● Exercise aim: Copy out each line exactly as it appears.

Code that draws figures:

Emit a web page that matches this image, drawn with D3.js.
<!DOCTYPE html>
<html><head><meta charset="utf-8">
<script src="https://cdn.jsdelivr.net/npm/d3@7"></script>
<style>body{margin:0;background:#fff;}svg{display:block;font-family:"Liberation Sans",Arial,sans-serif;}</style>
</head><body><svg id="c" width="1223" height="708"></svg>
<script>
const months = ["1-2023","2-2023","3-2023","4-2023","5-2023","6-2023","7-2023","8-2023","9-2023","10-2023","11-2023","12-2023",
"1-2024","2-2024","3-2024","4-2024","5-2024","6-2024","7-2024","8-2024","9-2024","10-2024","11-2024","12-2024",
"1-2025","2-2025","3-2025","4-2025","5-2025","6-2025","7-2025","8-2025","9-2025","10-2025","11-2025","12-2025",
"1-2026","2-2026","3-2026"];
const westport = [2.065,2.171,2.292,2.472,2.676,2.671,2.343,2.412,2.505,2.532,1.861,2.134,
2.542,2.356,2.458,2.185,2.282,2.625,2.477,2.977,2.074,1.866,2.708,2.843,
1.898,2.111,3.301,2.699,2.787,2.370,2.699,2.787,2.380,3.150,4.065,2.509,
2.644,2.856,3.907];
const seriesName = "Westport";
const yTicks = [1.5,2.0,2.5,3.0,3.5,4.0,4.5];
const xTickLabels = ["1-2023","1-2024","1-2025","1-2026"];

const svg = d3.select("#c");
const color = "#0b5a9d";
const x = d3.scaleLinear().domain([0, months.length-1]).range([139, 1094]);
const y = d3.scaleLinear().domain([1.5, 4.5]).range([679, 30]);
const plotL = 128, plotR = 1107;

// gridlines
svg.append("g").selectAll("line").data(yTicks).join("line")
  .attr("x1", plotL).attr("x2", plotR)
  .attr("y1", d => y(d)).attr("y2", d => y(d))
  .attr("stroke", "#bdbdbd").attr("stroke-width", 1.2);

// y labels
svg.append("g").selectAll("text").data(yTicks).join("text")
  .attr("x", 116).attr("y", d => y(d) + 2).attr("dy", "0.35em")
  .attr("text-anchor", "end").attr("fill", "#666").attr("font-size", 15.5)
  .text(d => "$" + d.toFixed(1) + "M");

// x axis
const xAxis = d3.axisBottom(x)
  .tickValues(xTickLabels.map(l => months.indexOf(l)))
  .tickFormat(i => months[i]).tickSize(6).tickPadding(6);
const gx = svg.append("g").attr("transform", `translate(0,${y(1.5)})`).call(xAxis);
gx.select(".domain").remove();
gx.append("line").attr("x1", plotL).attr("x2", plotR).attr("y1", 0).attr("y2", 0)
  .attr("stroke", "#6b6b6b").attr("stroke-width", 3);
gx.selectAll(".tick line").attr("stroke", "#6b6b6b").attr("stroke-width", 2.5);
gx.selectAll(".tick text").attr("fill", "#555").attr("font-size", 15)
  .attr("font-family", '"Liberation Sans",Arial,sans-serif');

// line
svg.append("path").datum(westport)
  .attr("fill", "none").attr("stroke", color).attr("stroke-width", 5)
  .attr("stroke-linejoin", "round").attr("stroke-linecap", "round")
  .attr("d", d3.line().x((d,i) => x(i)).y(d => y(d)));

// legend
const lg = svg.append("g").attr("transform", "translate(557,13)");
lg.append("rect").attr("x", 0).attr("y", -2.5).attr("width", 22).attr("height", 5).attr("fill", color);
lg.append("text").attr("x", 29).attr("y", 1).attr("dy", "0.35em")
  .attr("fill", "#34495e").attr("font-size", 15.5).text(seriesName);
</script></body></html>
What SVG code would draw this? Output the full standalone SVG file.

● The output:
Emit a web page that matches this image, drawn with D3.js.
<!DOCTYPE html>
<html><head><meta charset="utf-8">
<script src="https://cdn.jsdelivr.net/npm/d3@7"></script>
<style>body{margin:0;background:#fff;}svg{display:block;font-family:"Liberation Sans",Arial,sans-serif;}</style>
</head><body><svg id="c" width="1223" height="708"></svg>
<script>
const months = ["1-2023","2-2023","3-2023","4-2023","5-2023","6-2023","7-2023","8-2023","9-2023","10-2023","11-2023","12-2023",
"1-2024","2-2024","3-2024","4-2024","5-2024","6-2024","7-2024","8-2024","9-2024","10-2024","11-2024","12-2024",
"1-2025","2-2025","3-2025","4-2025","5-2025","6-2025","7-2025","8-2025","9-2025","10-2025","11-2025","12-2025",
"1-2026","2-2026","3-2026"];
const westport = [2.065,2.171,2.292,2.472,2.676,2.671,2.343,2.412,2.505,2.532,1.861,2.134,
2.542,2.356,2.458,2.185,2.282,2.625,2.477,2.977,2.074,1.866,2.708,2.843,
1.898,2.111,3.301,2.699,2.787,2.370,2.699,2.787,2.380,3.150,4.065,2.509,
2.644,2.856,3.907];
const seriesName = "Westport";
const yTicks = [1.5,2.0,2.5,3.0,3.5,4.0,4.5];
const xTickLabels = ["1-2023","1-2024","1-2025","1-2026"];

const svg = d3.select("#c");
const color = "#0b5a9d";
const x = d3.scaleLinear().domain([0, months.length-1]).range([139, 1094]);
const y = d3.scaleLinear().domain([1.5, 4.5]).range([679, 30]);
const plotL = 128, plotR = 1107;

// gridlines
svg.append("g").selectAll("line").data(yTicks).join("line")
  .attr("x1", plotL).attr("x2", plotR)
  .attr("y1", d => y(d)).attr("y2", d => y(d))
  .attr("stroke", "#bdbdbd").attr("stroke-width", 1.2);

// y labels
svg.append("g").selectAll("text").data(yTicks).join("text")
  .attr("x", 116).attr("y", d => y(d) + 2).attr("dy", "0.35em")
  .attr("text-anchor", "end").attr("fill", "#666").attr("font-size", 15.5)
  .text(d => "$" + d.toFixed(1) + "M");

// x axis
const xAxis = d3.axisBottom(x)
  .tickValues(xTickLabels.map(l => months.indexOf(l)))
  .tickFormat(i => months[i]).tickSize(6).tickPadding(6);
const gx = svg.append("g").attr("transform", `translate(0,${y(1.5)})`).call(xAxis);
gx.select(".domain").remove();
gx.append("line").attr("x1", plotL).attr("x2", plotR).attr("y1", 0).attr("y2", 0)
  .attr("stroke", "#6b6b6b").attr("stroke-width", 3);
gx.selectAll(".tick line").attr("stroke", "#6b6b6b").attr("stroke-width", 2.5);
gx.selectAll(".tick text").attr("fill", "#555").attr("font-size", 15)
  .attr("font-family", '"Liberation Sans",Arial,sans-serif');

// line
svg.append("path").datum(westport)
  .attr("fill", "none").attr("stroke", color).attr("stroke-width", 5)
  .attr("stroke-linejoin", "round").attr("stroke-linecap", "round")
  .attr("d", d3.line().x((d,i) => x(i)).y(d => y(d)));

// legend
const lg = svg.append("g").attr("transform", "translate(557,13)");
lg.append("rect").attr("x", 0).attr("y", -2.5).attr("width", 22).attr("height", 5).attr("fill", color);
lg.append("text").attr("x", 29).attr("y", 1).attr("dy", "0.35em")
  .attr("fill", "#34495e").attr("font-size", 15.5).text(seriesName);
</script></body></html>
What SVG code would draw this? Output the full standalone SVG file.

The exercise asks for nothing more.